YOUR TASK — Reproduce exactly the lines below from the one containing "Generate a web" through the one containing "['0', '100', '200', '300', '400', '500', '600', '700'];", including both, and nothing else.

======

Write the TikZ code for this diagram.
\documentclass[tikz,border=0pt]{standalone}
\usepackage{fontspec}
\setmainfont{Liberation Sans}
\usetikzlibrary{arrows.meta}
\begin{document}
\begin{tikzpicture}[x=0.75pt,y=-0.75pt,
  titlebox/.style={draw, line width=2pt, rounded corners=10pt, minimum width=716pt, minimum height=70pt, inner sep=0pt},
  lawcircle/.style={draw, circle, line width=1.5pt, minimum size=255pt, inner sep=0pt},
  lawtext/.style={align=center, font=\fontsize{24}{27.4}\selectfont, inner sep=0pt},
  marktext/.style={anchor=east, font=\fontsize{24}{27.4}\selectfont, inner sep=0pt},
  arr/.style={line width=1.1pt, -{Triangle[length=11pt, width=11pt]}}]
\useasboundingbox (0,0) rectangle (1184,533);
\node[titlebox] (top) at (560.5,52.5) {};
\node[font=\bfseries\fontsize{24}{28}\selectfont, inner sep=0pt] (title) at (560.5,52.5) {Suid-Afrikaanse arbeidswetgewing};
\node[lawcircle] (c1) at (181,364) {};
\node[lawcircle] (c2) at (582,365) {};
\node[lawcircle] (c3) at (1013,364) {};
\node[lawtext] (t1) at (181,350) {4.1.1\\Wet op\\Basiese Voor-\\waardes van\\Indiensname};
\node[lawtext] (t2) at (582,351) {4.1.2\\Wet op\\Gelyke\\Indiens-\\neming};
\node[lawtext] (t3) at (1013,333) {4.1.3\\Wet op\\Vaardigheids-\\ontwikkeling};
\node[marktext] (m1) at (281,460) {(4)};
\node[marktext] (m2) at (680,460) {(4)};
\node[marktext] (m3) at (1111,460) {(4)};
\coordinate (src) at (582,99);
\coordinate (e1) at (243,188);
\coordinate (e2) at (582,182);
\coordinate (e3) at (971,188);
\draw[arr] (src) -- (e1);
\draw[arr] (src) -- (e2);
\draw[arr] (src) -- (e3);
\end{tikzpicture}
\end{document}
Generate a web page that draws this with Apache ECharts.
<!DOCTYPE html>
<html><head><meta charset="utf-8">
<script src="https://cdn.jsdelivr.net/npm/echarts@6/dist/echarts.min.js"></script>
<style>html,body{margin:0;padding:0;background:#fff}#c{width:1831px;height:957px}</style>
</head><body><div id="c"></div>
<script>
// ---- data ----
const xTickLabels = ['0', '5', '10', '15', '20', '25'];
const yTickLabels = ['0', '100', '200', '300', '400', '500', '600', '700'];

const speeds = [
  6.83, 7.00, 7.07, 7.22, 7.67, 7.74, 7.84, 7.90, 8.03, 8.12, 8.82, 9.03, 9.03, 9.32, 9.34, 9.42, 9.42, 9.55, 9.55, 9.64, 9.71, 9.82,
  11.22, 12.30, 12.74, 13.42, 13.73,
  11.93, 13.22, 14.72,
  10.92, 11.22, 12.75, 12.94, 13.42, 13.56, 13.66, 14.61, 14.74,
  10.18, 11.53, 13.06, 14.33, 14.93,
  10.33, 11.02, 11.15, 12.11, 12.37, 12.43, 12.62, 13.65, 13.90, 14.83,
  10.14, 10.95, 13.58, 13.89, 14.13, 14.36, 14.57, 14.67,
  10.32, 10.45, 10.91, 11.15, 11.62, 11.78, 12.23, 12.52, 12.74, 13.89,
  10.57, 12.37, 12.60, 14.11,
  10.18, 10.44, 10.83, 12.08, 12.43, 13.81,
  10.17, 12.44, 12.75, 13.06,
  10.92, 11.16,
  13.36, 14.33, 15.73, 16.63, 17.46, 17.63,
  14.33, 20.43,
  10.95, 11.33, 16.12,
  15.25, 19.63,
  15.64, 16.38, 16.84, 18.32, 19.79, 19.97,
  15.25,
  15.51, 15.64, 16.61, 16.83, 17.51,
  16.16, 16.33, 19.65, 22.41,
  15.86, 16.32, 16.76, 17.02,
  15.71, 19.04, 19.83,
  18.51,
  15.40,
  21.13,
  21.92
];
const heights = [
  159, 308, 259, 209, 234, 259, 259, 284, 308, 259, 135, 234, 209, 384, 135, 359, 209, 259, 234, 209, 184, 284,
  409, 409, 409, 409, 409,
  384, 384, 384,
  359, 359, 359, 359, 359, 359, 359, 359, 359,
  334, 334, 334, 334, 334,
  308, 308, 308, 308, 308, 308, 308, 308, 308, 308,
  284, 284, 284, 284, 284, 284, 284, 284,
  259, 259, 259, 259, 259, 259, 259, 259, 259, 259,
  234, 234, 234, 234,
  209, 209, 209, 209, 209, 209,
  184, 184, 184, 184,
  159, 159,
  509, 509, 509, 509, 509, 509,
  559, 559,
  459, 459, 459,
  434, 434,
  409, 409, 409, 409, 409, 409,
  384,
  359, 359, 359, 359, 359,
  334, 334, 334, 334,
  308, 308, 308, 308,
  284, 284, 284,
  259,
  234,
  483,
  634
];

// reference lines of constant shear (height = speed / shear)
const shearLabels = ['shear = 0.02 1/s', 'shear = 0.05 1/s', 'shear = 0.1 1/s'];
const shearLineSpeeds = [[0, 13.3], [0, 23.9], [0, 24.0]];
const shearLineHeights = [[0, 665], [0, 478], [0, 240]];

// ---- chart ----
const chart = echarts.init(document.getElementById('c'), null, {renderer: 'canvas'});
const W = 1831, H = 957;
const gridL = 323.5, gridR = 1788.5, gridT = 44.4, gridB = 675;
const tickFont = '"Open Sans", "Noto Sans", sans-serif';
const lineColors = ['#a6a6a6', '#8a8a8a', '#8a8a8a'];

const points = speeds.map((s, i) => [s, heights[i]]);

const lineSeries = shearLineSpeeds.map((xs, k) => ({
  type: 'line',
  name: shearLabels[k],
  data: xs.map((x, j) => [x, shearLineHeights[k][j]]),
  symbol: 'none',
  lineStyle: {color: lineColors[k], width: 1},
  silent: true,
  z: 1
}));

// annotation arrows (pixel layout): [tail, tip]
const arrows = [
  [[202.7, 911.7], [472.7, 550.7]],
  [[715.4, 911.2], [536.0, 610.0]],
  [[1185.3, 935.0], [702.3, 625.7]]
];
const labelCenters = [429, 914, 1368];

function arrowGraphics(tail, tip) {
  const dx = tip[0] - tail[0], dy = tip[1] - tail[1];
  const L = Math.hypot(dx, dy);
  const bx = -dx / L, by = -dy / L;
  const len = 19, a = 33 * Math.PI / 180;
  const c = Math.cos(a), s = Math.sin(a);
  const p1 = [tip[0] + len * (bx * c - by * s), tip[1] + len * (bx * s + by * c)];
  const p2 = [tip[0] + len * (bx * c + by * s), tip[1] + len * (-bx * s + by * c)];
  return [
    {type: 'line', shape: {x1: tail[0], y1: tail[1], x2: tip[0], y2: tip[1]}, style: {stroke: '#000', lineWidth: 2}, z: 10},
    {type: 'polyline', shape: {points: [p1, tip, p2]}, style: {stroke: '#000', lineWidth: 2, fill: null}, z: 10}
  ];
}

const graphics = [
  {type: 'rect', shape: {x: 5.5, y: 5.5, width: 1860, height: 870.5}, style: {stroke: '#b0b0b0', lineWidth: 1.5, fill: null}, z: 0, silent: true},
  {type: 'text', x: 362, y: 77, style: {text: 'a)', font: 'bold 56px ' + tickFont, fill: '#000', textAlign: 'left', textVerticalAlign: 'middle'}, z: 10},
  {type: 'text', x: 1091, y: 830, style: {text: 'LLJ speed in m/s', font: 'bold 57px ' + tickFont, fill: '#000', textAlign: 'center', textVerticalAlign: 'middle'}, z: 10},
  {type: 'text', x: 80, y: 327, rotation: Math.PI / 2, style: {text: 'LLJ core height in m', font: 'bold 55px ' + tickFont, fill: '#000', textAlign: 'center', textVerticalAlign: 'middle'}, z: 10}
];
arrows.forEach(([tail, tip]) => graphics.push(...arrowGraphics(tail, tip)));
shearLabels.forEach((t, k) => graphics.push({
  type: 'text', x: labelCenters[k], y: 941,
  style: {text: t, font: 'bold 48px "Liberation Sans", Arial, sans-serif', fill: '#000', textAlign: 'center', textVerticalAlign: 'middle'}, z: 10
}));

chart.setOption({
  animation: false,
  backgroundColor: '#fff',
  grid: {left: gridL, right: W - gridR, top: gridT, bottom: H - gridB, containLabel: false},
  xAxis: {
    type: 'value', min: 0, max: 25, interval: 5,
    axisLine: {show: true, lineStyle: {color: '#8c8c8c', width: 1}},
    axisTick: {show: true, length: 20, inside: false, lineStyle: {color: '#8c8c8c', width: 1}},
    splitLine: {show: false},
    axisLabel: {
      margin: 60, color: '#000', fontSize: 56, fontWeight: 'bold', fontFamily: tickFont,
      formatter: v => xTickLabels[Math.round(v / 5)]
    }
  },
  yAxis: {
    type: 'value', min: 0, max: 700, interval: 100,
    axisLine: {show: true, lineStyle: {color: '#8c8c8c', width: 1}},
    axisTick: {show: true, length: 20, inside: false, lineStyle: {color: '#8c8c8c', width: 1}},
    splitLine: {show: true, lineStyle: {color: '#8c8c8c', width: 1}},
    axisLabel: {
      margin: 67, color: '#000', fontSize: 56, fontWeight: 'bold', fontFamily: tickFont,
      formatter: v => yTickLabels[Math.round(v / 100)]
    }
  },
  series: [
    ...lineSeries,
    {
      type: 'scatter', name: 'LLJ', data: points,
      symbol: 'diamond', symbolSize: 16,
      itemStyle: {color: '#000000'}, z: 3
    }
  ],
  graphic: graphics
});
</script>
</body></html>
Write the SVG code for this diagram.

======

RESULT BELOW —
Generate a web page that draws this with Apache ECharts.
<!DOCTYPE html>
<html><head><meta charset="utf-8">
<script src="https://cdn.jsdelivr.net/npm/echarts@6/dist/echarts.min.js"></script>
<style>html,body{margin:0;padding:0;background:#fff}#c{width:1831px;height:957px}</style>
</head><body><div id="c"></div>
<script>
// ---- data ----
const xTickLabels = ['0', '5', '10', '15', '20', '25'];
const yTickLabels = ['0', '100', '200', '300', '400', '500', '600', '700'];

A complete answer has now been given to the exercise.